Before writing the rule, the department was required to undertake a negotiated rule-making process that included stakeholders from various higher ed interest groups. Abby Shafroth, an attorney with the National Consumer Law Center who served as a negotiator, said that she could not recall anyone proposing the idea during three rounds of rule-making sessions -- including representatives from the department.
“It would mean there would be a large group of borrowers who were defrauded by their schools and should be eligible for relief but that the department would just make automatically ineligible unless those borrowers are willing to take their chances and go into default,” Shafroth said.
Default comes with a number of negative consequences for borrowers, she said, including the potential that they would have their wages garnished, tax refunds offset and credit ruined. It could also affect their ability to seek employment or be approved for housing or car loans.
The department’s proposed rule acknowledges the potential for “strategic defaults” by borrowers hoping for loan relief. Therefore, the department said it is considering continuing to accept claims from all borrowers with new limits to prevent frivolous claims.
The regulatory package also looks to reduce the number of loan-forgiveness claims known as closed-school discharge, filed by students when their institution precipitously closes.

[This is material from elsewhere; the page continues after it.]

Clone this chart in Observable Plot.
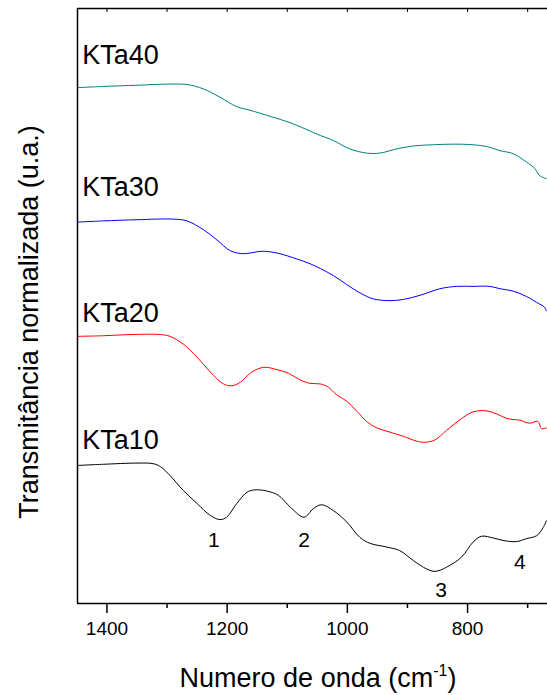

It would extend to 180 days the window under which students could be eligible for relief if they withdrew from a college before its official closure date. Currently, borrowers who withdraw within 120 days of a school’s closure are eligible for a loan discharge. However, the rule would end automatic loan discharge for students who have not re-enrolled elsewhere within three years of a school closure. Those borrowers would instead have to proactively seek relief themselves.

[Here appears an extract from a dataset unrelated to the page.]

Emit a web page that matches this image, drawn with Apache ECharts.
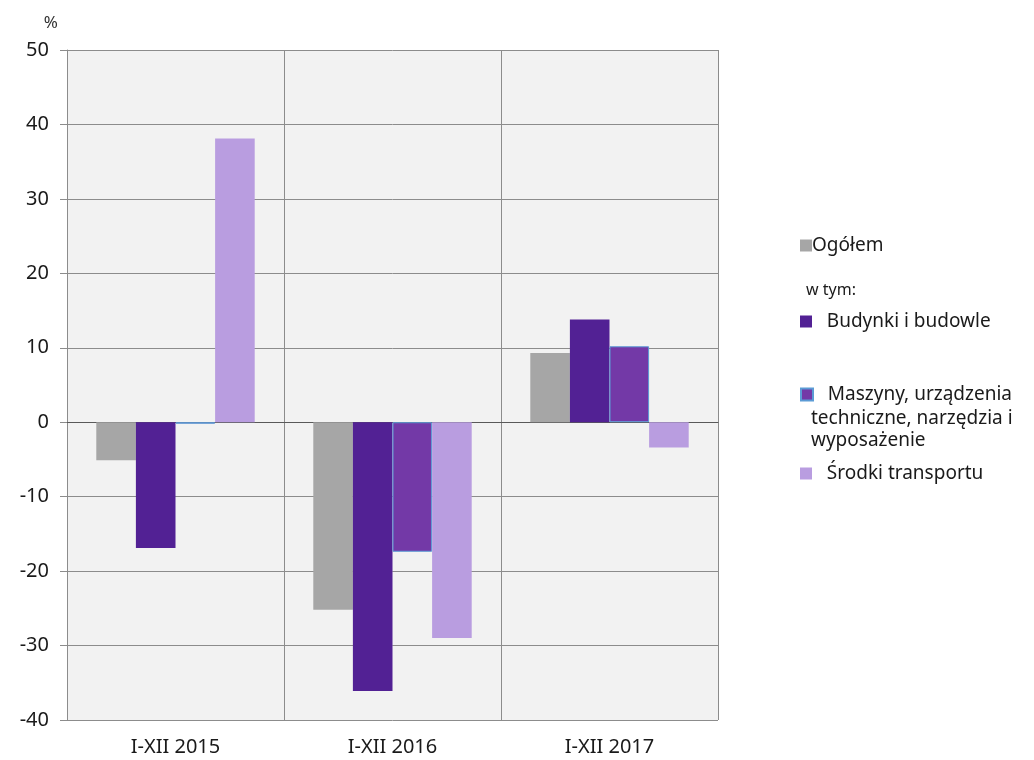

And where closed colleges plan an orderly teach-out plan approved by their accreditor and state regulators, students would not be eligible for loan discharge. Student advocates said the proposal would effectively gut one route to loan forgiveness while protecting colleges, even when the reasons for closure are of their own making. But the department argued that the possibility that large numbers of small, private nonprofit colleges will close in the next decade would greatly increase the cost of loan forgiveness if institutions are not encouraged to provide quality teach-out options.
Steve Gunderson, president and CEO of Career Education Colleges and Universities, said the proposed rule would ensure strong protections for all parties involved.

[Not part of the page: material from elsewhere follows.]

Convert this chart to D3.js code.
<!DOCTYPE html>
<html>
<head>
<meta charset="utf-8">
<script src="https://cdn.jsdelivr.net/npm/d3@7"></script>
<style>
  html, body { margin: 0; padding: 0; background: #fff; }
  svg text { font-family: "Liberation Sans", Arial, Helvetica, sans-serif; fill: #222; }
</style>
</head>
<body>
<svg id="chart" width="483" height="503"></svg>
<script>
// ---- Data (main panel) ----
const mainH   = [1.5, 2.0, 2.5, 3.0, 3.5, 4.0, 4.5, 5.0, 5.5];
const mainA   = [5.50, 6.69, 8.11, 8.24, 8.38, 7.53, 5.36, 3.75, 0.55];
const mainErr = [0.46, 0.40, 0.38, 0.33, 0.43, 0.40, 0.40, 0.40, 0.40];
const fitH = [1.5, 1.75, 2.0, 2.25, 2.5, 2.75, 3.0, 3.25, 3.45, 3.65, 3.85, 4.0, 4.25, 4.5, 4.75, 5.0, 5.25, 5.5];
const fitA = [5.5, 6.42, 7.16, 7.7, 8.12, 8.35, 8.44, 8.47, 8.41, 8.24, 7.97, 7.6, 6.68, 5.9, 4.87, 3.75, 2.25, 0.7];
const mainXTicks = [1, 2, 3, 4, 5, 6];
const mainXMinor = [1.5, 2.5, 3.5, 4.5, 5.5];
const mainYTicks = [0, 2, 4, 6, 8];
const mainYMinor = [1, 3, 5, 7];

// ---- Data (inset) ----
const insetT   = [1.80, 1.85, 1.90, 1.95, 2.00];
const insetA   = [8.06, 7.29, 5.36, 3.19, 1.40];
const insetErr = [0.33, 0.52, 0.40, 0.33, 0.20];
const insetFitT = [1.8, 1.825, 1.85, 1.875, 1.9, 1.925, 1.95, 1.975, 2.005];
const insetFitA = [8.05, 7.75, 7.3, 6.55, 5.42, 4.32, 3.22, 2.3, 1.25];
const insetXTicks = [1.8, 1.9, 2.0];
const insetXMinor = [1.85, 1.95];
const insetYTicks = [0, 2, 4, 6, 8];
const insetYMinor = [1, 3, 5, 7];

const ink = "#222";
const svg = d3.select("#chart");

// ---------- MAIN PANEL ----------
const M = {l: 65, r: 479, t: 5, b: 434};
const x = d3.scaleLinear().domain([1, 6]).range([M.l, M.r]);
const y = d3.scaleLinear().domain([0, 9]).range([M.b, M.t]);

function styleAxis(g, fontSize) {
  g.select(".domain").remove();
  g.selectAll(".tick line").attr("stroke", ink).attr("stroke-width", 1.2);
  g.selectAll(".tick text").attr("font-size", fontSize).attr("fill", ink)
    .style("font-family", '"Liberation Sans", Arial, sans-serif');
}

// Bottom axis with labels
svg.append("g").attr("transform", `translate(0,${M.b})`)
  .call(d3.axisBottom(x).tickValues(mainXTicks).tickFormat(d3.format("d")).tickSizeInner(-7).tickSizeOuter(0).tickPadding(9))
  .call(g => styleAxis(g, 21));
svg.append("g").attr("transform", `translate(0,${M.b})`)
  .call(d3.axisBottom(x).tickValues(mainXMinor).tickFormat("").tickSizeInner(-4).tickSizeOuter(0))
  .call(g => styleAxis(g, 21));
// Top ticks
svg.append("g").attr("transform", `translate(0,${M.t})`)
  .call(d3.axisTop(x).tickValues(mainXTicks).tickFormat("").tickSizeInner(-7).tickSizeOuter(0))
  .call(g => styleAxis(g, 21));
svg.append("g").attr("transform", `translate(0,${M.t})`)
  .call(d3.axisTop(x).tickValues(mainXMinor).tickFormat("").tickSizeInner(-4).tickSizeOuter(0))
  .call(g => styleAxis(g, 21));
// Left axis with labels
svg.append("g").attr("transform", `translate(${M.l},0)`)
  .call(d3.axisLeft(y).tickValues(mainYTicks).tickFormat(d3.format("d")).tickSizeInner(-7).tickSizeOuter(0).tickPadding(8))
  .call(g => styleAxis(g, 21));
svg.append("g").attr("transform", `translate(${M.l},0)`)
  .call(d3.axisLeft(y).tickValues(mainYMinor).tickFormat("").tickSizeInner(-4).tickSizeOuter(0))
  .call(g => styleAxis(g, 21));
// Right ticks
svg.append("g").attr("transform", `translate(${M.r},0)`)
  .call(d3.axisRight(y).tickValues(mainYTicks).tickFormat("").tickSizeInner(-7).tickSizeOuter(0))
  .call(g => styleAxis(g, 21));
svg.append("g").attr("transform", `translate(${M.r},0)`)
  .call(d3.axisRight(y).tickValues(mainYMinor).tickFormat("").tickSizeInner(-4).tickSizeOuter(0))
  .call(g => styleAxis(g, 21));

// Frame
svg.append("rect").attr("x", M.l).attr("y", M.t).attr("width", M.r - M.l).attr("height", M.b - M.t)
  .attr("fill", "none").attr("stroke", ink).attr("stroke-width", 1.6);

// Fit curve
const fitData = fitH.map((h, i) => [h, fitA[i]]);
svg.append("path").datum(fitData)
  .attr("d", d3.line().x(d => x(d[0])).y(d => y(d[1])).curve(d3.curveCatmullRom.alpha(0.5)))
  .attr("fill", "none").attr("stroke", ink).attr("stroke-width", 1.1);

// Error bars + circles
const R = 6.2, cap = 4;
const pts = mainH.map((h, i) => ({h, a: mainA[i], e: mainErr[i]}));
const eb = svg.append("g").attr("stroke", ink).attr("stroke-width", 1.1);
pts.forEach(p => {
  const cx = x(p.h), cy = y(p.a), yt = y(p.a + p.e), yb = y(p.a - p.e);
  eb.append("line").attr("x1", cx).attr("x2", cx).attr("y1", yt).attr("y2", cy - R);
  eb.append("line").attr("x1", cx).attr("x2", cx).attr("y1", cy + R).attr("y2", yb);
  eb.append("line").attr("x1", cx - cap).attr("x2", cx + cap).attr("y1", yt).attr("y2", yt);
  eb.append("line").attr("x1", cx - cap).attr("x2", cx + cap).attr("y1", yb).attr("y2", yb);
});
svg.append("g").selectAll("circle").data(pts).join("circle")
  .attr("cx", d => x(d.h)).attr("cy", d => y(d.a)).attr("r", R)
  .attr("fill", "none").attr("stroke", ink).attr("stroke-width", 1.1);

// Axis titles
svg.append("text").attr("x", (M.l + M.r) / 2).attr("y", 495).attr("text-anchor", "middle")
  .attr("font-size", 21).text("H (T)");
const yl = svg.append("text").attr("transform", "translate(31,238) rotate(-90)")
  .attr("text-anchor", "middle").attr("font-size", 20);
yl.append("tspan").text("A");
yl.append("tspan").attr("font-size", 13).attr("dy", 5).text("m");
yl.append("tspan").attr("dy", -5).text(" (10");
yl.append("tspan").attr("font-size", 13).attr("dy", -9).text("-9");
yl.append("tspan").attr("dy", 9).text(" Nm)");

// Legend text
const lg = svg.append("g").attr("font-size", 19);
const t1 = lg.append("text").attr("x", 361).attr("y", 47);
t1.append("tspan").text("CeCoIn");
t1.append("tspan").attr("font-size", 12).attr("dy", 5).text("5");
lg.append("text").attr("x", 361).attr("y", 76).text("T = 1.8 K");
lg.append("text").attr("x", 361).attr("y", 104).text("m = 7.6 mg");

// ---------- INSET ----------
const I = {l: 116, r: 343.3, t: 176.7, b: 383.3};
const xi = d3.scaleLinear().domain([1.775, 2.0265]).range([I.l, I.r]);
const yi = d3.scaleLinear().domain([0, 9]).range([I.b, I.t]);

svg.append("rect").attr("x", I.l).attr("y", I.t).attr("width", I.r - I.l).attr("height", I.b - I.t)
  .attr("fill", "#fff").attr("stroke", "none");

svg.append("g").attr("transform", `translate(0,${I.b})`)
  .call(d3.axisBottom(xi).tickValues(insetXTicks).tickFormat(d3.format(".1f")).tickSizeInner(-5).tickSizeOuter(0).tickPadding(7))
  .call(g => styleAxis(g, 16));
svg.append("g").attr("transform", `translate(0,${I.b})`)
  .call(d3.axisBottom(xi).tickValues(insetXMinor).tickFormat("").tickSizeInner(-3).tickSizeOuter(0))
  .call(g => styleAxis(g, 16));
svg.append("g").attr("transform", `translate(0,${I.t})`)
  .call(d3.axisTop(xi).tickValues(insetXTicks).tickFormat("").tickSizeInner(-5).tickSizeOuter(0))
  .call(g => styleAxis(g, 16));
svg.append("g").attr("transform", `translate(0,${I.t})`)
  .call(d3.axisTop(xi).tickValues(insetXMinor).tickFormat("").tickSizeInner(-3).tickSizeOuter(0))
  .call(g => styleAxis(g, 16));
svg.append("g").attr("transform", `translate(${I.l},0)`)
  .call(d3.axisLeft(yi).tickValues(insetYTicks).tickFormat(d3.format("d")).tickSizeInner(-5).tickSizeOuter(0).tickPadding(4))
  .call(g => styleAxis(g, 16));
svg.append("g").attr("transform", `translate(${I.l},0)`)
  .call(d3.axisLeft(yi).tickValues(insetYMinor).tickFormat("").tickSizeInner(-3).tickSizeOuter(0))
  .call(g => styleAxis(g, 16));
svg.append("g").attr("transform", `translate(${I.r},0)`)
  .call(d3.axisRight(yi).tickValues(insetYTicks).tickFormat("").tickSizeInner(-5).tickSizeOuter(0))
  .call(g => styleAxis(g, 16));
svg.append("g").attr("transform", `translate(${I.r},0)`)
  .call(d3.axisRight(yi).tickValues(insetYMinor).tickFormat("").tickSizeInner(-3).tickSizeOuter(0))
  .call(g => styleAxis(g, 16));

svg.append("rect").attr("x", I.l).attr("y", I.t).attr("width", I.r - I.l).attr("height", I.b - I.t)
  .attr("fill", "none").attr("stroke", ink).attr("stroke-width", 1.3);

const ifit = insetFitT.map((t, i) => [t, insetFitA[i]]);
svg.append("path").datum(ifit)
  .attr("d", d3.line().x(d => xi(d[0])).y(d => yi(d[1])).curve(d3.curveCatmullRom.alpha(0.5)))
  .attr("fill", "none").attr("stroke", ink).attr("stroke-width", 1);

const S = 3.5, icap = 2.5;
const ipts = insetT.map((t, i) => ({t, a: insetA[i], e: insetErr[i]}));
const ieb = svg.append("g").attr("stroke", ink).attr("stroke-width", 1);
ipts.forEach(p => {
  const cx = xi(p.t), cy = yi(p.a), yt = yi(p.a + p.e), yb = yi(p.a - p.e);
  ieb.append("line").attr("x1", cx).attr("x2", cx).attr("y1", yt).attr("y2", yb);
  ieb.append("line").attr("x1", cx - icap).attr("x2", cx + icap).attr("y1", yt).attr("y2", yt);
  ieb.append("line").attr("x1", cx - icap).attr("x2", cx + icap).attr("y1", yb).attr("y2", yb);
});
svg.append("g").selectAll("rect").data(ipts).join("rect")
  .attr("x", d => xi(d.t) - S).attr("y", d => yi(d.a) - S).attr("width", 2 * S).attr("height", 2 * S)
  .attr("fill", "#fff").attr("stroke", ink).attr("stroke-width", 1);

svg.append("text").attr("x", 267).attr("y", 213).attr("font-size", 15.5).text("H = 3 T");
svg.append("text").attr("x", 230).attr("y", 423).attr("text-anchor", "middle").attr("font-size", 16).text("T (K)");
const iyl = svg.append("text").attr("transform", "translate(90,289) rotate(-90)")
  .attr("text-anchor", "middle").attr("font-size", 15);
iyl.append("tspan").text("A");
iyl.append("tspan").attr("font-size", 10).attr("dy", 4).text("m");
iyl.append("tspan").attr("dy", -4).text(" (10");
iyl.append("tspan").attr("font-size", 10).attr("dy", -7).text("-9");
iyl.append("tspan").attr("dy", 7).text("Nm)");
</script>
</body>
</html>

“Since the concept of the rule was first proposed, our position has remained unchanged: any student at any institution who is a victim of fraud must be protected, and there must be a clear and uniform process for seeking and receiving relief. Earlier iterations of the rule did not respect the letter nor the intent of the law,” he said in a statement. “Carte blanche approval of batches of applications would only serve to cut off access and opportunity for future students.”
The rule also includes required financial protections when it determines a college is in danger of closing. Mandatory triggers including successful borrower-defense claims or a judgment against the institution in a lawsuit would require an institution to produce a letter of credit to protect taxpayers. Discretionary triggers could include an accreditor putting a college on a "show-cause" sanction -- essentially requiring the college to demonstrate why it should maintain the accreditor's approval.
The new rule would apply to loans issued beginning in July 2019.
The department is facing a tight November deadline to finalize the rule. The next step is opening the proposal to public comment over the next 30 days. In those comments, the department is asking members of the public to directly address whether it should consider only claims from borrowers in default or claims from student borrowers who believe they were misled but who are still repaying their loans.